I always believed one day they would build a lift(elevator) into space. According to science news they can now do it. Firsties.
I used to believe that if I spun around really fast in the living room and then fell to the ground I'd feel the world spinning as I held onto the floor. At times I experienced a similar sensation in college after drinking too much.
i and also my friends used to believe if we put a ironsegment on the rails and after train goesover it the iron will become magnet.
As black is the opposite of white, I used to believe that blue was the opposite of red. Also, bannanas were the opposite of apples, and giraffes the opposite of elephants. It's not such a bad analogy, when you think about it.
I used to believe that when people walked, the ground was like a treda-mill for each person. Essentially, I thought each person stayed still, and the earth moved! After some careful thought, I realised that not everyone could be achieving this at the same time...!!
My dad used to get annoyed with me opening the car windows on the motorway, he told me that if we were driving fast and the window was open, the air pressure would make the car lift up of the road and we would flip over. I still have a thing about opening windows in cars.
I was once told by my dad that peddling a bike down a hill would actually slow you down. I wwas about 15 before i realized this wasn't true.
An older girl in school once told me that electric fuses were actually the most super powered batteries in the world - and if you held them for too long you would float away. Still careful with them.
I used to think that if I put small piles of rocks in the road, I could make cars jump through the air like on "The Dukes of Hazzard." Then I tried it and the unsuspecting driver threatened to call the police.
When I was around 5 my parents warned me several times that if I fell from a height then I would break my neck.
I figured that since my body was heavier than my head, my body would fall faster than my head and the two parts would seperate at the neck while falling.
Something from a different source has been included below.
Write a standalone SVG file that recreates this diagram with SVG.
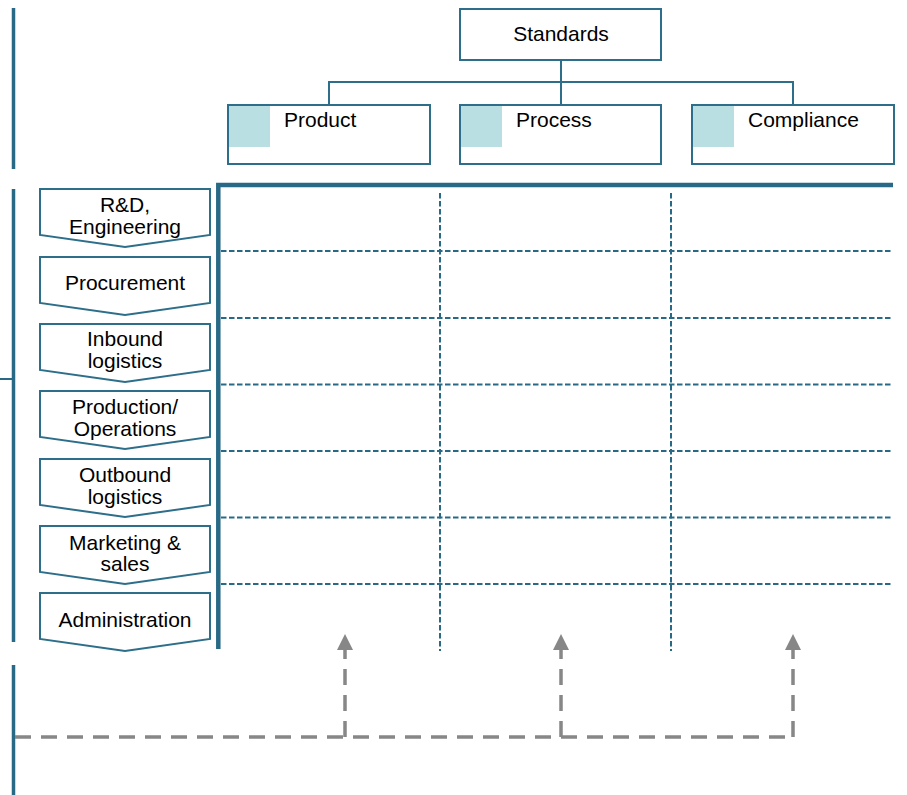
<svg xmlns="http://www.w3.org/2000/svg" width="907" height="795" viewBox="0 0 907 795">
  <style>
    .txt { font-family: "Liberation Sans", Arial, sans-serif; font-size: 21px; fill: #000; }
    .mid { text-anchor: middle; }
    .box { fill: #fff; stroke: #2d6e8a; stroke-width: 2; }
    .chev { fill: #fff; stroke: #2d6e8a; stroke-width: 2; stroke-linejoin: miter; }
    .tag { fill: #b9dfe2; }
    .bar { stroke: #286a86; stroke-width: 3.5; fill: none; }
    .frame { stroke: #286a86; stroke-width: 4.5; fill: none; }
    .grid { stroke: #286a86; stroke-width: 2; stroke-dasharray: 5.5 2.5; fill: none; }
    .tree { stroke: #2d6e8a; stroke-width: 2; fill: none; }
    .feed { stroke: #878787; stroke-width: 3.5; stroke-dasharray: 16 10; fill: none; }
  </style>
  <defs>
    <marker id="tri" viewBox="0 0 16 16" refX="8" refY="16" markerWidth="16" markerHeight="16" markerUnits="userSpaceOnUse" orient="0">
      <path d="M0,16 L8,0 L16,16 Z" fill="#878787"/>
    </marker>
  </defs>

  <!-- left margin bars -->
  <g id="margin">
    <line class="bar" x1="13.5" y1="8" x2="13.5" y2="169"/>
    <line class="bar" x1="13.5" y1="189" x2="13.5" y2="642"/>
    <line class="bar" x1="13.5" y1="665" x2="13.5" y2="795"/>
    <line stroke="#286a86" stroke-width="2" x1="0" y1="379" x2="13" y2="379"/>
  </g>

  <!-- connectors -->
  <g id="connectors">
    <path class="tree" d="M561,60 V105 M329,105 V82 H793 V105"/>
    <line class="feed" x1="15" y1="737" x2="795" y2="737"/>
    <line class="feed" x1="345" y1="737" x2="345" y2="650" marker-end="url(#tri)"/>
    <line class="feed" x1="561" y1="737" x2="561" y2="650" marker-end="url(#tri)"/>
    <line class="feed" x1="793" y1="737" x2="793" y2="650" marker-end="url(#tri)"/>
  </g>

  <!-- matrix grid -->
  <g id="matrix">
    <line class="grid" x1="221" y1="251" x2="893" y2="251"/>
    <line class="grid" x1="221" y1="318" x2="893" y2="318"/>
    <line class="grid" x1="221" y1="384.5" x2="893" y2="384.5"/>
    <line class="grid" x1="221" y1="451" x2="893" y2="451"/>
    <line class="grid" x1="221" y1="517.5" x2="893" y2="517.5"/>
    <line class="grid" x1="221" y1="584" x2="893" y2="584"/>
    <line class="grid" x1="440" y1="193" x2="440" y2="651"/>
    <line class="grid" x1="671" y1="193" x2="671" y2="651"/>
    <path class="frame" d="M218.3,649 V185 H893"/>
  </g>

  <!-- standards tree -->
  <g id="standards">
    <rect class="box" x="460" y="9" width="201" height="51"/>
    <text class="txt mid" x="561" y="41">Standards</text>
  </g>
  <g id="product">
    <rect class="box" x="228" y="105" width="202" height="59"/>
    <rect class="tag" x="229" y="106" width="41" height="41"/>
    <text class="txt" x="284" y="127">Product</text>
  </g>
  <g id="process">
    <rect class="box" x="460" y="105" width="201" height="59"/>
    <rect class="tag" x="461" y="106" width="41" height="41"/>
    <text class="txt" x="516" y="127">Process</text>
  </g>
  <g id="compliance">
    <rect class="box" x="692" y="105" width="202" height="59"/>
    <rect class="tag" x="693" y="106" width="41" height="41"/>
    <text class="txt" x="748" y="127">Compliance</text>
  </g>

  <!-- value chain activities -->
  <g id="rd">
    <path class="chev" d="M40,189 H210 V235 L125,247 L40,235 Z"/>
    <text class="txt mid" x="125" y="212">R&amp;D,</text>
    <text class="txt mid" x="125" y="234">Engineering</text>
  </g>
  <g id="procurement">
    <path class="chev" d="M40,257 H210 V303 L125,315 L40,303 Z"/>
    <text class="txt mid" x="125" y="290">Procurement</text>
  </g>
  <g id="inbound">
    <path class="chev" d="M40,324 H210 V370 L125,382 L40,370 Z"/>
    <text class="txt mid" x="125" y="346">Inbound</text>
    <text class="txt mid" x="125" y="368">logistics</text>
  </g>
  <g id="production">
    <path class="chev" d="M40,391 H210 V437 L125,449 L40,437 Z"/>
    <text class="txt mid" x="125" y="414">Production/</text>
    <text class="txt mid" x="125" y="436">Operations</text>
  </g>
  <g id="outbound">
    <path class="chev" d="M40,459 H210 V505 L125,517 L40,505 Z"/>
    <text class="txt mid" x="125" y="482">Outbound</text>
    <text class="txt mid" x="125" y="504">logistics</text>
  </g>
  <g id="marketing">
    <path class="chev" d="M40,526 H210 V572 L125,584 L40,572 Z"/>
    <text class="txt mid" x="125" y="550">Marketing &amp;</text>
    <text class="txt mid" x="125" y="571">sales</text>
  </g>
  <g id="administration">
    <path class="chev" d="M40,593 H210 V639 L125,651 L40,639 Z"/>
    <text class="txt mid" x="125" y="627">Administration</text>
  </g>
</svg>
that red and orange were different shades of the same color
That if two spiders could levitate in the air if they walked on each other's feet in perfect symmetry (similar to how they climb up walls, but using each other's feet for support)
That if you attached two magnets together (so that they want to repel), they would just levitate, and that you could make spaceships using this logic.
My dad told me that once a Gravitron ride at a carnival had come loose, flown into the air, crashed down and killed everybody on it. I could never ride it again even though most people thought it was the best ride.
One of my friend told me that if you place a coin on a railway track and when the train passes on it, it would turn into a magnet. I tried many times on the tracks at the amuzement park to make a magnet out of a coin and well, I kept on losing my money. One day I realized that it doesn’t happen with a small train so everytime we were travelling by train I always wished for a chance to place a coin underneath…….. I never achieved it and I still laugh at myself.
While sitting on the shore of a small lake in the path of the local airport, my sister asked why the waves appeared every time a plane flew overhead? I replied "sonic waves of course." She said that's what I thought.
When I was five I believed that I could restore the elasticity in my sagging crew socks by turning them inside out and then stretching them. I assumed the outward stretching force would be directed inward once I turned them right side out again, thus pulling the socks toward my legs.